The House of Broken Angels is about family and the ties that bind us, over and over again, no matter the mistakes or the trials that family go through. At the end of the family is indeed family and one can’t deny that at all. The beloved and ailing patriarch Miguel Angel de La Cruz has summoned the entire family for one last legendary party, in his final days. And in this time, his mother, nearly a hundred years old dies. In all of this there is Big Angel’s (as Miguel is fondly known) half-brother, Little Angel – almost an outsider’s perspective.

The book is really about Big Angel and his mother. The others are merely secondary characters but written brilliantly by Luis Alberto Urrea. The lore, the fantastical tales, the myths are weaved into the narrative so effectively that they become the story, without ever losing track of the bigger plot. The book has all of it – kindness, rage at being discriminated against, hope, zest and the spirit of togetherness which when you think about can only after all come from family.

At times, it may be overwhelming to keep track of so many characters and sub-plots, but you should allow the stories to take over and engulf you. There is chaos, confusion and people walking in and out of the narrative, but it is worth it as it all adds up wonderfully, lending itself to the primary focus. “The House of Broken Angels” is a highly gratifying and charged read – everything happens in a rush, at a break-neck speed and sometimes everything slows down, compelling you to look around.

The Immortalists by Chloe Benjamin

The Immortalists Title: The Immortalists
Author: Chloe Benjamin
Publisher: G.P. Putnam’s Sons, Penguin Random House
ISBN: 978-0735213180
Genre: Literary Fiction
Pages: 352
Source: Publisher
Rating: 5 Stars

What would you do if you knew the day of your death? How would you live your life differently, or would you? What do you think it would be like for you? Also, what would it be if each of your siblings also knew the day of their death? Would your relationships be any different? How would life then play out? These questions and more haunted me as I was reading, “The Immortalists” by Chloe Benjamin.

“The Immortalists” might seem like that one book which you read a while ago but it isn’t. There is so much and more to the book that you cannot compare it with anything you’ve read before, so I suggest you don’t even try and read it with an open-mind at the very best.
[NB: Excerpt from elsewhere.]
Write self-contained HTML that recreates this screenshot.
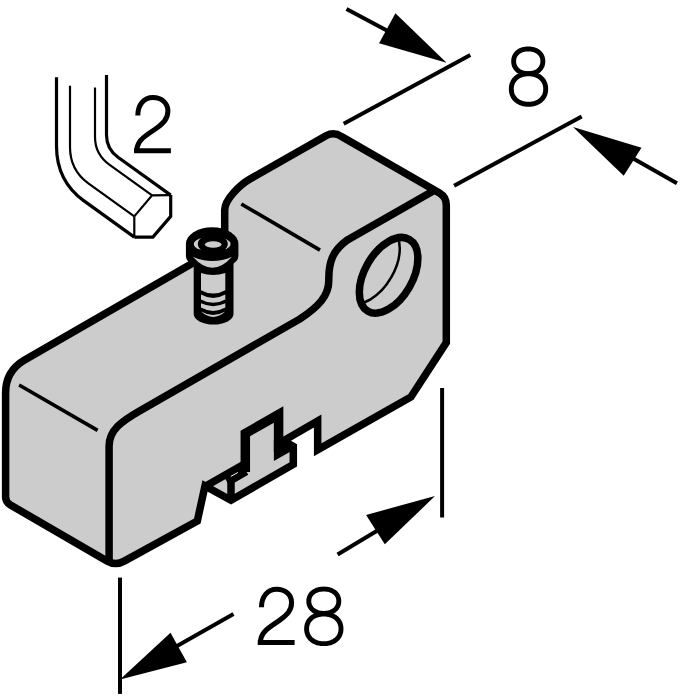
<!DOCTYPE html>
<html><head><meta charset="utf-8">
<style>
html,body{margin:0;padding:0;background:#fff;width:681px;height:700px;overflow:hidden}
svg{display:block}
body{font-family:"Liberation Sans",sans-serif}

</style></head>
<body>
<svg width="681" height="700" viewBox="0 0 681 700">
<defs>
<clipPath id="holeclip"><circle r="33.8" transform="matrix(0.866,-0.5,0,1,388.6,275.3)"/></clipPath>
</defs>

<!-- dimension 8 -->
<g stroke="#000" stroke-width="4" fill="none">
<line x1="343.7" y1="123.8" x2="470.3" y2="55"/>
<line x1="454.1" y1="185.8" x2="581.7" y2="116.4"/>
<line x1="346.5" y1="8.9" x2="400" y2="37.5"/>
<line x1="676.9" y1="183.2" x2="620" y2="151"/>
<!-- dimension 28 -->
<line x1="120" y1="577.6" x2="120" y2="693.9"/>
<line x1="442.1" y1="388.1" x2="442.1" y2="517.6"/>
<line x1="233.5" y1="614" x2="170" y2="650"/>
<line x1="337.6" y1="554.5" x2="385" y2="526"/>
</g>
<g fill="#000">
<polygon points="446.6,62.7 395.4,13.2 379.1,43.3"/>
<polygon points="573,127 641.5,147.7 623.7,175.8"/>
<polygon points="120,679.5 170.5,632.8 186.9,662.2"/>
<polygon points="435,496.1 366.1,514.9 384.8,544.2"/>
</g>

<!-- hex key -->
<g stroke="#000" fill="none" stroke-linejoin="miter">
<path d="M56.5,77.2 V146 Q56.5,181.1 84,200.9 L134.3,237.1" stroke-width="3.2"/>
<path d="M70,85.8 V147 Q70,169.9 88,183.1 L134.3,216.4" stroke-width="2.2"/>
<path d="M95,87.5 V137 Q95,154.6 110,165.1 L152.1,195.4" stroke-width="2.2"/>
<path d="M106.5,75 V135 Q106.5,149 118,157.2 L170.7,195.1" stroke-width="3.2"/>
<path d="M134.3,216.4 L152.1,195.4 L170.7,195.1" stroke-width="2.2"/>
<path d="M134.3,216.4 V237.1" stroke-width="2.2"/>
<path d="M170.7,195.1 V216.4 L152.9,237.1 H134.3" stroke-width="3.2"/>
</g>

<!-- block body -->
<path fill="#cccccc" stroke="#000" stroke-width="7.5" stroke-linejoin="miter" stroke-miterlimit="2.1" d="
M5.6,393 Q5.6,371.1 24.6,360.1
L224.7,244.7 L224.7,210 C224.7,199 240.5,184.5 250,179
L326,135.8 Q334,131.5 341.5,136.5
L439.5,193 Q446.3,197 446.3,205
L446.3,342.6 L410.9,397 L317.65,449.8 L317.65,421 L283.5,440.7 L293.3,446.5
L293.3,464.4 L231,500.3 L205,486 L197.3,521
L124.2,561.1 Q115.4,566 107,561 L10.5,505 Q5.6,502.2 5.6,497 Z"/>

<!-- inner edges -->
<g stroke="#000" fill="none">
<line x1="19.1" y1="385" x2="97.6" y2="430.3" stroke-width="3.7"/>
<line x1="241.3" y1="204" x2="320" y2="250.2" stroke-width="3.7"/>
<path stroke-width="7.5" d="M109.1,561 V446 C109.1,430 122,421 140,410.7 L300,318.9 C318,307 329,296 328.8,280 C328.6,263 332,251 347.5,239.9 L434.5,190.2"/>
</g>

<!-- hole -->
<g clip-path="url(#holeclip)"><circle r="33.8" transform="matrix(0.866,-0.5,0,1,370.5,265.5)" fill="none" stroke="#000" stroke-width="2.5" vector-effect="non-scaling-stroke"/></g>
<circle r="33.8" transform="matrix(0.866,-0.5,0,1,388.6,275.3)" fill="none" stroke="#000" stroke-width="7.5" vector-effect="non-scaling-stroke"/>

<!-- T-nut -->
<g stroke="#000" fill="none">
<path d="M205,486.5 L245.3,463.4" stroke-width="7.5"/>
<path d="M231,500.3 V480" stroke-width="7.5"/>
<path d="M227,481.8 L246,470.8" stroke-width="9"/>
<path d="M245.3,472 V433.5 L278.6,414.5 V452" stroke-width="9.5" stroke-linejoin="miter"/>
<polygon fill="#000" stroke="none" points="273.85,440 284,440 293.3,445 293.3,450 273.85,461"/>
<path d="M230.8,476.4 L237.8,472.5" stroke="#fff" stroke-width="1"/>
</g>
<!-- screw -->
<g>
<path fill="#000" d="M193.7,262 V314 A19.9,10.5 0 0 0 233.5,314 V262 Z"/>
<g fill="#cccccc">
<path d="M201,273 Q213.2,277 225.3,273 V290.2 Q213.2,297 201,290.2 Z"/>
<path d="M201,294.5 Q213.2,301.3 225.3,294.5 V299.4 Q213.2,306.2 201,299.4 Z"/>
<path d="M201,303.3 Q213.2,309.1 225.3,303.3 V307.6 Q213.2,314.4 201,307.6 Z"/>
<path d="M201,311.5 Q213.2,318.3 225.3,311.5 Q213.2,322.3 201,311.5 Z"/>
</g>
<path fill="#000" d="M185.9,244 A26.25,16.8 0 0 1 238.4,244 V256 A26.25,13 0 0 1 185.9,256 Z"/>
<ellipse cx="212.2" cy="244" rx="18.4" ry="7.6" fill="#cccccc"/>
<ellipse cx="212.8" cy="244" rx="15" ry="9.4" fill="#000"/>
<ellipse cx="213.2" cy="244.5" rx="8.3" ry="3.3" fill="#cccccc"/>
<path fill="#cccccc" d="M192.9,256.7 Q212.4,265.3 232,256.7 Q212.4,278.7 192.9,256.7 Z"/>
</g>

<!-- labels -->
<g transform="translate(134.1,95)" fill="none" stroke="#000" stroke-width="5">
<path d="M3.7,20.6 C3.7,9.5 10,2.6 18.8,2.6 C28,2.6 33.8,8.5 33.8,16 C33.8,24 29,28.5 22,33.5 L14,39 C6,44.5 2.5,49 2.5,57"/>
<path d="M0,55.8 H36.8"/>
</g>
<g transform="translate(257.8,586.6)" fill="none" stroke="#000" stroke-width="5">
<path d="M3.7,20.6 C3.7,9.5 10,2.6 18.8,2.6 C28,2.6 33.8,8.5 33.8,16 C33.8,24 29,28.5 22,33.5 L14,39 C6,44.5 2.5,49 2.5,57"/>
<path d="M0,55.8 H36.8"/>
</g>
<g fill="none" stroke="#000" stroke-width="4.9" stroke-linejoin="round">
<path d="M542.85,61.30 L542.80,62.58 L542.64,63.72 L542.39,64.81 L542.03,65.85 L541.57,66.84 L541.02,67.78 L540.38,68.66 L539.64,69.49 L538.83,70.25 L537.93,70.94 L536.96,71.56 L535.91,72.10 L534.80,72.57 L533.63,72.96 L532.40,73.26 L531.11,73.48 L529.76,73.61 L528.25,73.65 L526.74,73.61 L525.39,73.48 L524.10,73.26 L522.87,72.96 L521.70,72.57 L520.59,72.10 L519.54,71.56 L518.57,70.94 L517.67,70.25 L516.86,69.49 L516.12,68.66 L515.48,67.78 L514.93,66.84 L514.47,65.85 L514.11,64.81 L513.86,63.72 L513.70,62.58 L513.65,61.30 L513.70,60.02 L513.86,58.88 L514.11,57.79 L514.47,56.75 L514.93,55.76 L515.48,54.82 L516.12,53.94 L516.86,53.11 L517.67,52.35 L518.57,51.66 L519.54,51.04 L520.59,50.50 L521.70,50.03 L522.87,49.64 L524.10,49.34 L525.39,49.12 L526.74,48.99 L528.25,48.95 L529.76,48.99 L531.11,49.12 L532.40,49.34 L533.63,49.64 L534.80,50.03 L535.91,50.50 L536.96,51.04 L537.93,51.66 L538.83,52.35 L539.64,53.11 L540.38,53.94 L541.02,54.82 L541.57,55.76 L542.03,56.75 L542.39,57.79 L542.64,58.88 L542.80,60.02Z"/>
<path d="M545.70,89.00 L545.64,90.58 L545.46,91.99 L545.15,93.34 L544.73,94.62 L544.20,95.84 L543.55,97.00 L542.79,98.09 L541.92,99.11 L540.96,100.05 L539.90,100.90 L538.76,101.67 L537.53,102.34 L536.22,102.92 L534.84,103.39 L533.39,103.77 L531.87,104.03 L530.28,104.20 L528.50,104.25 L526.72,104.20 L525.13,104.03 L523.61,103.77 L522.16,103.39 L520.78,102.92 L519.47,102.34 L518.24,101.67 L517.10,100.90 L516.04,100.05 L515.08,99.11 L514.21,98.09 L513.45,97.00 L512.80,95.84 L512.27,94.62 L511.85,93.34 L511.54,91.99 L511.36,90.58 L511.30,89.00 L511.36,87.42 L511.54,86.01 L511.85,84.66 L512.27,83.38 L512.80,82.16 L513.45,81.00 L514.21,79.91 L515.08,78.89 L516.04,77.95 L517.10,77.10 L518.24,76.33 L519.47,75.66 L520.78,75.08 L522.16,74.61 L523.61,74.23 L525.13,73.97 L526.72,73.80 L528.50,73.75 L530.28,73.80 L531.87,73.97 L533.39,74.23 L534.84,74.61 L536.22,75.08 L537.53,75.66 L538.76,76.33 L539.90,77.10 L540.96,77.95 L541.92,78.89 L542.79,79.91 L543.55,81.00 L544.20,82.16 L544.73,83.38 L545.15,84.66 L545.46,86.01 L545.64,87.42Z"/>
<path d="M338.80,601.20 L338.75,602.46 L338.59,603.58 L338.32,604.66 L337.96,605.68 L337.49,606.65 L336.92,607.58 L336.26,608.44 L335.51,609.25 L334.67,610.00 L333.74,610.68 L332.74,611.29 L331.67,611.83 L330.53,612.29 L329.33,612.67 L328.07,612.96 L326.74,613.18 L325.35,613.31 L323.80,613.35 L322.25,613.31 L320.86,613.18 L319.53,612.96 L318.27,612.67 L317.07,612.29 L315.93,611.83 L314.86,611.29 L313.86,610.68 L312.93,610.00 L312.09,609.25 L311.34,608.44 L310.68,607.58 L310.11,606.65 L309.64,605.68 L309.28,604.66 L309.01,603.58 L308.85,602.46 L308.80,601.20 L308.85,599.94 L309.01,598.82 L309.28,597.74 L309.64,596.72 L310.11,595.75 L310.68,594.82 L311.34,593.96 L312.09,593.15 L312.93,592.40 L313.86,591.72 L314.86,591.11 L315.93,590.57 L317.07,590.11 L318.27,589.73 L319.53,589.44 L320.86,589.22 L322.25,589.09 L323.80,589.05 L325.35,589.09 L326.74,589.22 L328.07,589.44 L329.33,589.73 L330.53,590.11 L331.67,590.57 L332.74,591.11 L333.74,591.72 L334.67,592.40 L335.51,593.15 L336.26,593.96 L336.92,594.82 L337.49,595.75 L337.96,596.72 L338.32,597.74 L338.59,598.82 L338.75,599.94Z"/>
<path d="M341.00,628.85 L340.94,630.38 L340.76,631.75 L340.45,633.06 L340.03,634.31 L339.50,635.49 L338.85,636.62 L338.09,637.67 L337.22,638.66 L336.26,639.57 L335.20,640.40 L334.06,641.14 L332.83,641.80 L331.52,642.36 L330.14,642.82 L328.69,643.18 L327.17,643.44 L325.58,643.60 L323.80,643.65 L322.02,643.60 L320.43,643.44 L318.91,643.18 L317.46,642.82 L316.08,642.36 L314.77,641.80 L313.54,641.14 L312.40,640.40 L311.34,639.57 L310.38,638.66 L309.51,637.67 L308.75,636.62 L308.10,635.49 L307.57,634.31 L307.15,633.06 L306.84,631.75 L306.66,630.38 L306.60,628.85 L306.66,627.32 L306.84,625.95 L307.15,624.64 L307.57,623.39 L308.10,622.21 L308.75,621.08 L309.51,620.03 L310.38,619.04 L311.34,618.13 L312.40,617.30 L313.54,616.56 L314.77,615.90 L316.08,615.34 L317.46,614.88 L318.91,614.52 L320.43,614.26 L322.02,614.10 L323.80,614.05 L325.58,614.10 L327.17,614.26 L328.69,614.52 L330.14,614.88 L331.52,615.34 L332.83,615.90 L334.06,616.56 L335.20,617.30 L336.26,618.13 L337.22,619.04 L338.09,620.03 L338.85,621.08 L339.50,622.21 L340.03,623.39 L340.45,624.64 L340.76,625.95 L340.94,627.32Z"/>
</g>
</svg>
</body></html>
The story starts off in New York in 1969, when we meet the Gold children – Varya 13, Daniel 11, Klara 9 and Simon who is 7 years old. They belong to a religious Jewish family and are close to their parents. A psychic is heard of by one of the children – someone who has set camp nearby and four of them head out to meet her, who is known to predict the date of someone’s death. She individually tells them each the day they will die. This is where the story begins.

The novel is divided into four sections, each for one child, and we traverse through their lives, trying to understand what happens to each of them as they live and whether or not the prediction comes true.

I am not going to give away any spoilers here but all I can say is that this book has the power to leave you stunned and asking for more answers. Who was the psychic? What happens? What does not happen and why? All of this makes you turn the pages anyway but Benjamin’s writing does not seem new. She doesn’t write like a debut novelist. The craft is so precise – every scene comes alive; every emotion wrenches you and you can’t help but mull over it.

The dynamics of the siblings with each other and their mother is another thing that will make you relate to the book to a very large extent. Also, what they choose to share with each other and don’t forms such a major part of the book. What I also loved was the role time plays this book – with it hanging so severely on their heads and yet it is in a way so subtle – moving at its own pace and making the siblings realize the value or life or not.

“The Immortalists” is the kind of book which will have you thinking about life, more and everything in between. This book is hard to put down once you start it. Benjamin will literally make you cry (be prepared for it) and smile almost in the same page. It is a book which truly deserves all accolades and more this year. Read it. You will not be disappointed.